The backing implementations of lists in most Python implementations are arrays, so lists that grow over time will need to be re-allocated a few times if initialized as a smaller size, but since most implementations tend to use an exponential growth factor for allocation sizes, it's not all that much of a problem (and if you wanted, you could avoid it by pre-allocating the entire length via something like my_list = [None]*1000000 for a list of a million Nones).

Upvotes: 1

Glenn Maynard
Glenn Maynard

Reputation: 57544

(Please try to limit questions to one topic, rather than asking several unrelated questions at once.)

If you want to know how much of a difference a change like moving something out of a loop makes, you need to benchmark it yourself. Search for timeit.

Appending to a string and to a list are completely different beasts.

Strings are immutable--you don't append to them. a += 'x' doesn't append 'x' to a; it creates an entirely new string, making it O(n).
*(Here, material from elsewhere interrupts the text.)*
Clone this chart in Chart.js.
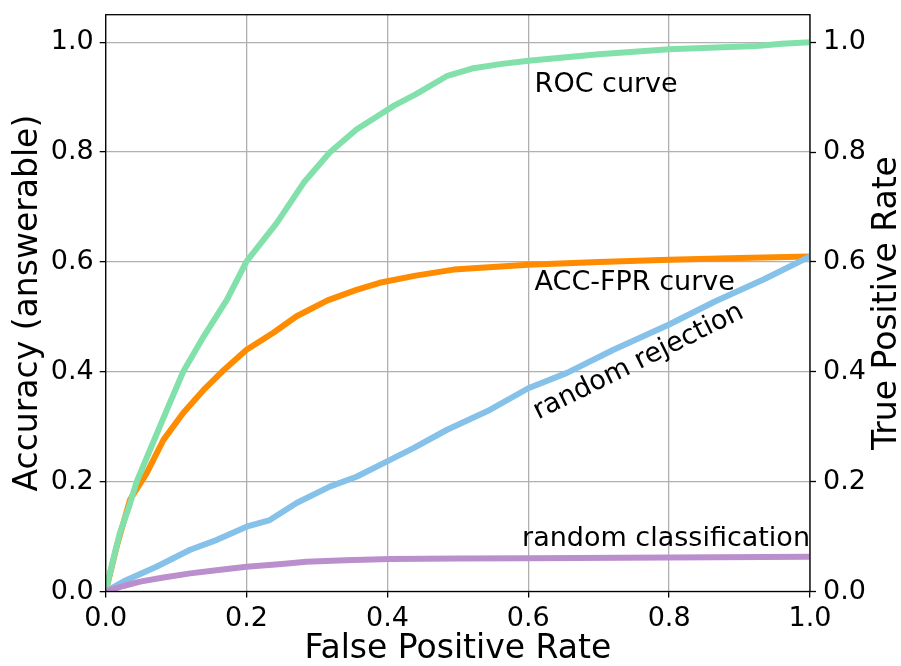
<!DOCTYPE html>
<html>
<head>
<meta charset="utf-8">
<script src="https://cdn.jsdelivr.net/npm/chart.js@4/dist/chart.umd.min.js"></script>
<style>
  html, body { margin: 0; padding: 0; background: #fff; }
  canvas { display: block; }
</style>
</head>
<body>
<canvas id="chart" width="901" height="666"></canvas>
<script>
// ROC curve (right axis, TPR vs FPR)
const rocFpr = [0, 0.01, 0.02, 0.032, 0.044, 0.063, 0.087, 0.11, 0.139, 0.172, 0.2, 0.243, 0.281, 0.318, 0.356, 0.389, 0.41, 0.44, 0.484, 0.52, 0.56, 0.6, 0.7, 0.8, 0.924, 0.96, 1.0];
const rocTpr = [0, 0.055, 0.106, 0.15, 0.2, 0.258, 0.331, 0.4, 0.464, 0.531, 0.601, 0.671, 0.744, 0.799, 0.841, 0.868, 0.885, 0.905, 0.938, 0.952, 0.96, 0.966, 0.978, 0.987, 0.993, 0.997, 1.0];

// accuracy on answerable questions vs FPR
const accFpr = [0, 0.0156, 0.0345, 0.058, 0.082, 0.11, 0.139, 0.165, 0.2, 0.238, 0.271, 0.315, 0.356, 0.389, 0.44, 0.494, 0.6, 0.7, 0.8, 0.9, 1.0];
const accVal = [0, 0.082, 0.167, 0.215, 0.276, 0.325, 0.367, 0.4, 0.44, 0.471, 0.501, 0.53, 0.549, 0.562, 0.575, 0.586, 0.595, 0.6, 0.604, 0.607, 0.61];

// random rejection baseline
const rejFpr = [0, 0.025, 0.072, 0.12, 0.158, 0.2, 0.233, 0.271, 0.318, 0.356, 0.389, 0.437, 0.484, 0.546, 0.6, 0.655, 0.721, 0.8, 0.865, 0.934, 1.0];
const rejVal = [0, 0.018, 0.045, 0.076, 0.094, 0.118, 0.13, 0.161, 0.191, 0.209, 0.23, 0.261, 0.294, 0.331, 0.37, 0.398, 0.44, 0.486, 0.528, 0.568, 0.61];

// random classification baseline
const clsFpr = [0, 0.025, 0.049, 0.08, 0.12, 0.16, 0.2, 0.25, 0.285, 0.34, 0.404, 0.5, 0.6, 0.8, 1.0];
const clsVal = [0, 0.01, 0.018, 0.025, 0.033, 0.039, 0.045, 0.05, 0.054, 0.057, 0.059, 0.06, 0.0605, 0.062, 0.0634];

const xTicks = [0, 0.2, 0.4, 0.6, 0.8, 1.0];
const yTicks = [0, 0.2, 0.4, 0.6, 0.8, 1.0];

const FONT = 'DejaVu Sans';
const toPoints = (xs, ys) => xs.map((x, i) => ({ x: x, y: ys[i] }));

function series(label, xs, ys, color, axis, order) {
  return {
    label: label,
    data: toPoints(xs, ys),
    yAxisID: axis,
    borderColor: color,
    backgroundColor: color,
    borderWidth: 6,
    pointRadius: 0,
    tension: 0,
    borderJoinStyle: 'round',
    clip: 0,
    order: order
  };
}

// curve names written next to the lines
const notes = [
  { text: 'ROC curve', x: 0.609, y: 0.91, align: 'left', angle: 0 },
  { text: 'ACC-FPR curve', x: 0.609, y: 0.549, align: 'left', angle: 0 },
  { text: 'random rejection', x: 0.614, y: 0.313, align: 'left', angle: -26.4 },
  { text: 'random classification', x: 1.0, y: 0.082, align: 'right', angle: 0 }
];

const notesPlugin = {
  id: 'notes',
  afterDatasetsDraw(chart) {
    const { ctx, scales } = chart;
    ctx.save();
    ctx.fillStyle = '#000';
    ctx.font = '27px "' + FONT + '"';
    ctx.textBaseline = 'alphabetic';
    notes.forEach(n => {
      ctx.save();
      ctx.translate(scales.x.getPixelForValue(n.x), scales.y.getPixelForValue(n.y));
      ctx.rotate(n.angle * Math.PI / 180);
      ctx.textAlign = n.align;
      ctx.fillText(n.text, 0, 0);
      ctx.restore();
    });
    ctx.restore();
  }
};

// axes box + right-hand label (reads bottom to top like the left one)
const framePlugin = {
  id: 'frame',
  afterDraw(chart) {
    const { ctx, chartArea: a } = chart;
    ctx.save();
    ctx.strokeStyle = '#000';
    ctx.lineWidth = 1.3;
    ctx.strokeRect(a.left, a.top, a.right - a.left, a.bottom - a.top);
    ctx.translate(896, (a.top + a.bottom) / 2);
    ctx.rotate(-Math.PI / 2);
    ctx.fillStyle = '#000';
    ctx.font = '33px "' + FONT + '"';
    ctx.textAlign = 'center';
    ctx.textBaseline = 'alphabetic';
    ctx.fillText('True Positive Rate', 0, 0);
    ctx.restore();
  }
};

const keepTicks = list => scale => {
  scale.ticks = list.map(v => ({ value: v }));
};

// fixed box sizes, no extra room for edge labels
const fixHeight = h => s => { s.height = h; s.paddingLeft = 0; s.paddingRight = 0; };
const fixWidth = w => s => { s.width = w; s.paddingTop = 0; s.paddingBottom = 0; };

new Chart(document.getElementById('chart'), {
  type: 'line',
  data: {
    datasets: [
      series('random classification', clsFpr, clsVal, '#BB8FCE', 'y', 0),
      series('random rejection', rejFpr, rejVal, '#85C1E9', 'y', 1),
      series('ROC curve', rocFpr, rocTpr, '#82E0AA', 'y2', 2),
      series('ACC-FPR curve', accFpr, accVal, '#FF8C00', 'y', 3)
    ]
  },
  options: {
    responsive: false,
    devicePixelRatio: 1,
    animation: false,
    layout: { padding: { top: 14.7, left: 0, right: 0, bottom: 0 } },
    plugins: { legend: { display: false }, tooltip: { enabled: false } },
    scales: {
      x: {
        type: 'linear',
        min: 0,
        max: 1,
        afterBuildTicks: keepTicks(xTicks),
        afterFit: fixHeight(74.5),
        grid: { color: '#b0b0b0', lineWidth: 1.3, tickColor: '#000', tickLength: 6, tickWidth: 1.3 },
        border: { display: false },
        ticks: {
          autoSkip: false, maxRotation: 0, padding: 5.5, color: '#000',
          font: { family: FONT, size: 27 },
          callback: v => v.toFixed(1)
        },
        title: {
          display: true, text: 'False Positive Rate', color: '#000',
          font: { family: FONT, size: 33, lineHeight: 1 }, padding: { top: 0, bottom: 0 }
        }
      },
      y: {
        type: 'linear',
        position: 'left',
        min: 0,
        max: 1.05,
        afterBuildTicks: keepTicks(yTicks),
        afterFit: fixWidth(105.7),
        grid: { color: '#b0b0b0', lineWidth: 1.3, tickColor: '#000', tickLength: 6, tickWidth: 1.3 },
        border: { display: false },
        ticks: {
          padding: 6, color: '#000',
          font: { family: FONT, size: 27 },
          callback: v => v.toFixed(1)
        },
        title: {
          display: true, text: 'Accuracy (answerable)', color: '#000',
          font: { family: FONT, size: 33, lineHeight: 1 }, padding: { top: 12, bottom: 0 }
        }
      },
      y2: {
        type: 'linear',
        position: 'right',
        min: 0,
        max: 1.05,
        afterBuildTicks: keepTicks(yTicks),
        afterFit: fixWidth(91),
        grid: { drawOnChartArea: false, tickColor: '#000', tickLength: 6, tickWidth: 1.3 },
        border: { display: false },
        ticks: {
          padding: 7, color: '#000',
          font: { family: FONT, size: 27 },
          callback: v => v.toFixed(1)
        }
      }
    }
  },
  plugins: [notesPlugin, framePlugin]
});
</script>
</body>
</html>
This can be inefficient when appending a lot of strings, since it becomes O(n^2). (Note, though, that CPython optimizes this particular case when there are no other references to a, eliminating the extra copy. Not all Python implementations can do this.)

This problem doesn't exist with lists: lists are mutable. Appending to a list is O(1), so appending to them in a loop in efficient. (It will periodically need to reallocate the list to make room for new items, but that's efficient.)

If you're generating a lot of data to insert into a list, it's often preferable to use a generator function, but you don't have to.